#### Records shown
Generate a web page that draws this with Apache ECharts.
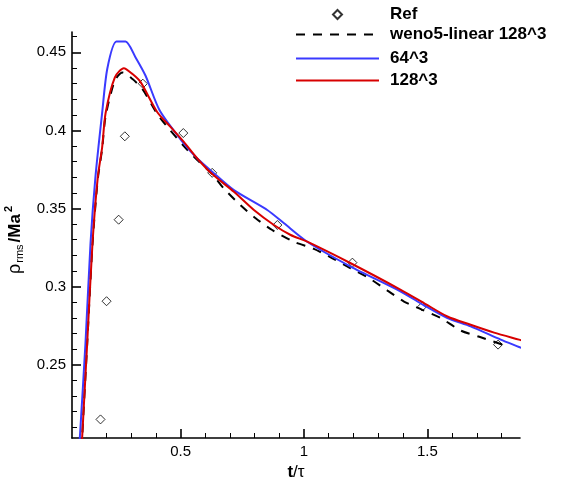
########
#### Records shown
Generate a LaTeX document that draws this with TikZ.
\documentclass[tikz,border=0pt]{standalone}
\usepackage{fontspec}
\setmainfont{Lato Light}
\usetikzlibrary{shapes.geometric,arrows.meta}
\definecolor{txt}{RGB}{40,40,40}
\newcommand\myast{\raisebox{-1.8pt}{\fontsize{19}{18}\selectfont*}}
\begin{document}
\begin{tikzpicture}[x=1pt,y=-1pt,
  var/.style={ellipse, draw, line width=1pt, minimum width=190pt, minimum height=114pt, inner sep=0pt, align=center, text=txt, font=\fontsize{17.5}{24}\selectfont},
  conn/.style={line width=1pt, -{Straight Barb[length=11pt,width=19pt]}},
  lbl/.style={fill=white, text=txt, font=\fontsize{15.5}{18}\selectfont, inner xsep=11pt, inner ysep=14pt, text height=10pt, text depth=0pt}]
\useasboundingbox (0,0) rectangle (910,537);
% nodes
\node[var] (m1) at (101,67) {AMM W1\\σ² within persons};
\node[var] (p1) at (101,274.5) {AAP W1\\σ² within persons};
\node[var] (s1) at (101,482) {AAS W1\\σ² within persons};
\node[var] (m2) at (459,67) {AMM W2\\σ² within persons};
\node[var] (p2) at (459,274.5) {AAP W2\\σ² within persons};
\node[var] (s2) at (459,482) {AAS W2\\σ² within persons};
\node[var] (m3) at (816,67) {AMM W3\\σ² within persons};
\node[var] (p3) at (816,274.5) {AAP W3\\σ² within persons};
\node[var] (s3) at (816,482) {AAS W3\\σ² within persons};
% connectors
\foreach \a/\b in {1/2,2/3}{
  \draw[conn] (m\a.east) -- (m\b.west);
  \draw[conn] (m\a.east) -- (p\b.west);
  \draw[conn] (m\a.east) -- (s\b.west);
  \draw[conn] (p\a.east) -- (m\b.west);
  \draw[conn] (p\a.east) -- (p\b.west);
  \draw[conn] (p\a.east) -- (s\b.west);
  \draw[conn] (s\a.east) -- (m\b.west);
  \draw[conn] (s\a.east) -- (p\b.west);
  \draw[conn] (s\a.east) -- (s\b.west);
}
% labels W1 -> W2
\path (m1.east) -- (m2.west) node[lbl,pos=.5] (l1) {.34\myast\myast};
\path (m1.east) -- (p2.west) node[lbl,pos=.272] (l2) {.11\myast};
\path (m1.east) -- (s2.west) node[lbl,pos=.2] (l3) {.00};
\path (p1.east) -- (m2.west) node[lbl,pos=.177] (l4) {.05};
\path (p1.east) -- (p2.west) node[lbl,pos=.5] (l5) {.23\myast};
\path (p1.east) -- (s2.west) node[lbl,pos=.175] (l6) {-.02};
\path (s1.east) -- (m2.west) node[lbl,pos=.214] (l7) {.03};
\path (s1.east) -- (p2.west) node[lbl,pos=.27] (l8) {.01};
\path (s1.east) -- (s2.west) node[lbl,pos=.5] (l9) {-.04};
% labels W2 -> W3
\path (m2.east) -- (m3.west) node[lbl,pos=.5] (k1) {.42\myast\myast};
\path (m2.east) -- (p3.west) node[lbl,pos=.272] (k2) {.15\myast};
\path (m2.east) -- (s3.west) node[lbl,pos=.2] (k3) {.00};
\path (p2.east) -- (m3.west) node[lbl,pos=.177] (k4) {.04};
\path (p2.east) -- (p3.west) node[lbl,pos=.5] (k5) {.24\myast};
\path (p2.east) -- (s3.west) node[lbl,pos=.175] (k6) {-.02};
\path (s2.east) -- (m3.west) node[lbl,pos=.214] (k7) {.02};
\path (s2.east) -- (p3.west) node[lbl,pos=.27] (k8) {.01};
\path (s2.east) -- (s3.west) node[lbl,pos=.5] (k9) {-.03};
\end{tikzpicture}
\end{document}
########
#### Records shown
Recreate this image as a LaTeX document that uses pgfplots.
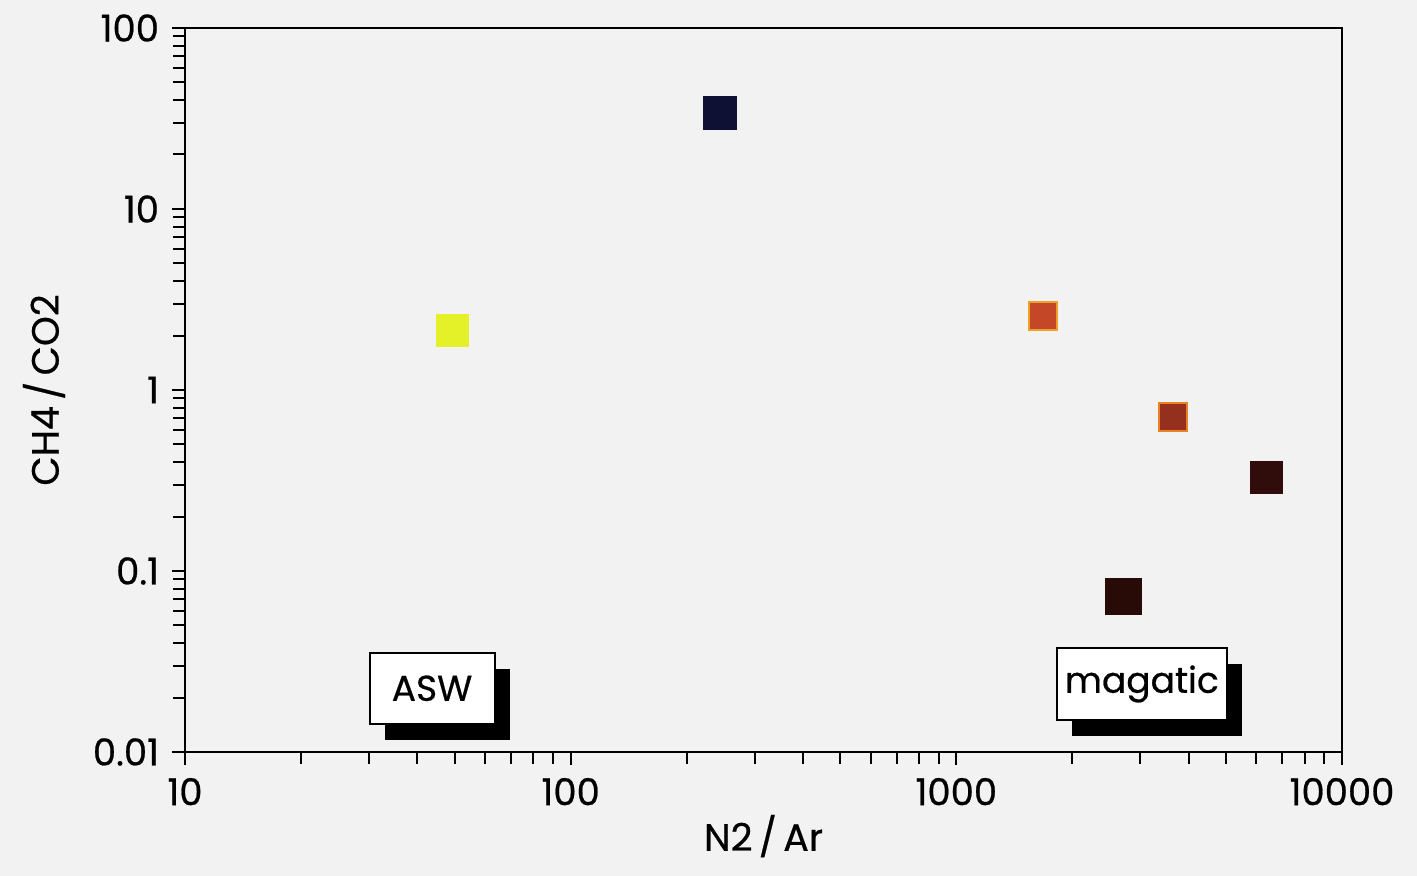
########
What the exercise asks: Which lines of the material contain the string "this"? List each of them.

Task output:
Generate a web page that draws this with Apache ECharts.
Generate a LaTeX document that draws this with TikZ.
Recreate this image as a LaTeX document that uses pgfplots.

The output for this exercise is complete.